In business school, students are taught about the value proposition: Value = Benefits/Price (with “price” taking into account such things as money, time and effort). As Warren Keegan, author of the leading textbook on global marketing, states, “For any organization operating anywhere in the world, the essence of marketing is to surpass the competition at creating perceived value for the customer.” Technology, particularly the Internet, has expanded this concept by creating a Greek chorus around the customer.

Technology and globalization have also made the understanding of the value proposition, along with the concept of a surrounding chorus, a key component of a nation’s foreign policy.

Successful foreign policy is no longer just about building coalitions of like-minded states or playing one nation against another for the benefit of one’s home country. The Internet, in its ability to radically democratize everything, to take decision-making away from leadership, has forced governments to more closely define the benefits and values they offer to the citizenry of other countries.

China’s value proposition — its “Internet message” — is clear-cut: You might not have the liberties as described by the Enlightenment philosophers, but that is a small sacrifice (according to the Chinese value proposition) when weighed against the economic dynamism of China’s autocapitalism.

In essence, China has taken Emma Lazarus’ poem from the base of the Statue of Liberty and reinterpreted it to say, “Give me your tired, your poor, your huddled masses yearning to be rich. I lift my lamp above the non-western door.”

Ironically, faux communist China, with its successful mix of capitalism and autocracy that stresses economic development and societal stability while severely limiting civil liberties, has been able to do what Stalin and Khrushchev only dreamed of: becoming a successful model for other countries.

The value proposition the world sees on the web today from America is more diffuse. By definition, the United States has a more difficult message than China’s. For America’s message is not only prosperity, but also prosperity with democracy, prosperity that includes individual rights and liberties. To market this message successfully, both parts of the equation must be in sync.

In the 22 years since Tiananmen Square, America’s value proposition, like its politics, has failed to keep up both as a realistic symbol of a better world and as an economic engine that represents that ideal. Our foreign policy has swung between the realpolitik of George H.W. Bush to the overly simplistic “let’s invade to create democracy” policy of George W. Bush.

We have purposely looked the other way as our one truly democratic ally in the Middle East, Israel, ignores our values and acts like the post-war Soviet Union in keeping and settling on lands won in war. This feeds the impression in the rest of the Middle East that the United States does not represent democracy, but an indirect form of imperialism.

At the same time, our economic model that we so proudly boasted about has been diminished by the recession. Simultaneously, our political inability to see as a people the need to invest in our own future — whether in education, infrastructure or any public endeavor save for defense — calls into question whether our system has been so encumbered by tradition and special interests that it can no longer represent the commonweal.

Sadly, totalitarianism won over Lady Liberty 22 years ago in China.

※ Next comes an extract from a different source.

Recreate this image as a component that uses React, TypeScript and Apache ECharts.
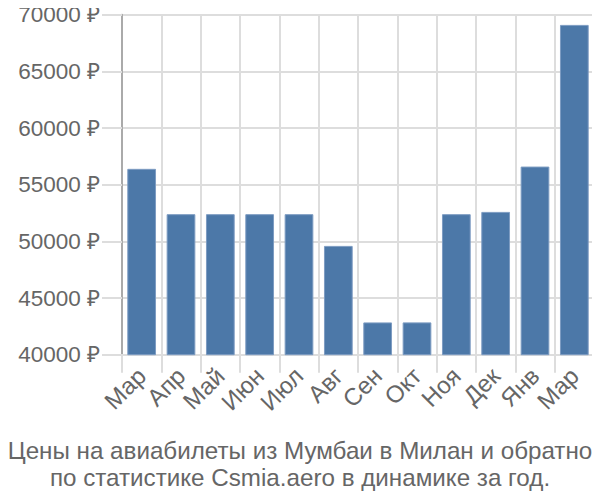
import React, { useEffect, useRef } from "react";
import * as echarts from "echarts";

const categories = ["Мар", "Апр", "Май", "Июн", "Июл", "Авг", "Сен", "Окт", "Ноя", "Дек", "Янв", "Мар"];
const prices = [56400, 52400, 52400, 52400, 52400, 49600, 42850, 42850, 52400, 52600, 56600, 69100];
const yTicks = { min: 40000, max: 70000, interval: 5000 };
const titleLines = [
  "Цены на авиабилеты из Мумбаи в Милан и обратно",
  "по статистике Csmia.aero в динамике за год.",
];

export default function App() {
  const ref = useRef<HTMLDivElement>(null);
  useEffect(() => {
    if (!ref.current) return;
    const chart = echarts.init(ref.current, null, { renderer: "svg" });
    chart.setOption({
      animation: false,
      title: {
        text: titleLines.join("\n"),
        left: "center",
        top: 432,
        textStyle: {
          fontFamily: "Liberation Sans, Arial, sans-serif",
          fontSize: 24.2,
          fontWeight: "normal",
          color: "#666",
          lineHeight: 27,
        },
      },
      grid: { left: 122, right: 6, top: 14.7, bottom: 145.3, containLabel: false },
      xAxis: {
        type: "category",
        data: categories,
        axisLine: { show: true, lineStyle: { color: "#ddd", width: 2 } },
        axisTick: { show: true, interval: 0, length: 18, lineStyle: { color: "#ddd", width: 2 } },
        splitLine: { show: true, interval: 0, lineStyle: { color: "#ddd", width: 2 } },
        axisLabel: {
          interval: 0,
          rotate: 45,
          margin: 17,
          fontSize: 24,
          color: "#666",
          fontFamily: "Liberation Sans, Arial, sans-serif",
        },
      },
      yAxis: {
        type: "value",
        min: yTicks.min,
        max: yTicks.max,
        interval: yTicks.interval,
        axisLine: { show: true, lineStyle: { color: "#aaa", width: 2 } },
        axisTick: { show: true, length: 20, lineStyle: { color: "#ddd", width: 2 } },
        splitLine: { show: true, lineStyle: { color: "#ddd", width: 2 } },
        axisLabel: {
          margin: 22,
          fontSize: 22.5,
          color: "#666",
          fontFamily: "Liberation Sans, Arial, sans-serif",
          formatter: (v: number) => `${v} ₽`,
        },
      },
      series: [
        {
          type: "bar",
          data: prices,
          barCategoryGap: "27%",
          itemStyle: { color: "#4c78a8", borderColor: "#7d9cc2", borderWidth: 1 },
        },
      ],
    });
    return () => chart.dispose();
  }, []);
  return <div ref={ref} style={{ width: 600, height: 500, margin: -8 }} />;
}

And although there is an amorphous call for freedom as part of the Cairo demonstration, it is not necessarily a call to be identified with American values of freedom.

America must be perceptive enough to make the necessary changes both at home and abroad so that it can re-assert its true value proposition, so that once again the symbol of the demonstrators is the Statue of Liberty.

Without these changes, America will grow more and more isolated within a world of newly empowered global techno citizens.

Takeaways

The United States has a more difficult message than China's. For America's message is not only prosperity, but also prosperity with democracy.

Faux communist China has been able to do what Stalin and Krushchev only dreamed of: becoming a successful model for other countries.

The key difference between Tiananmen Square and Tahrir Square is how America has changed in the eyes of the world.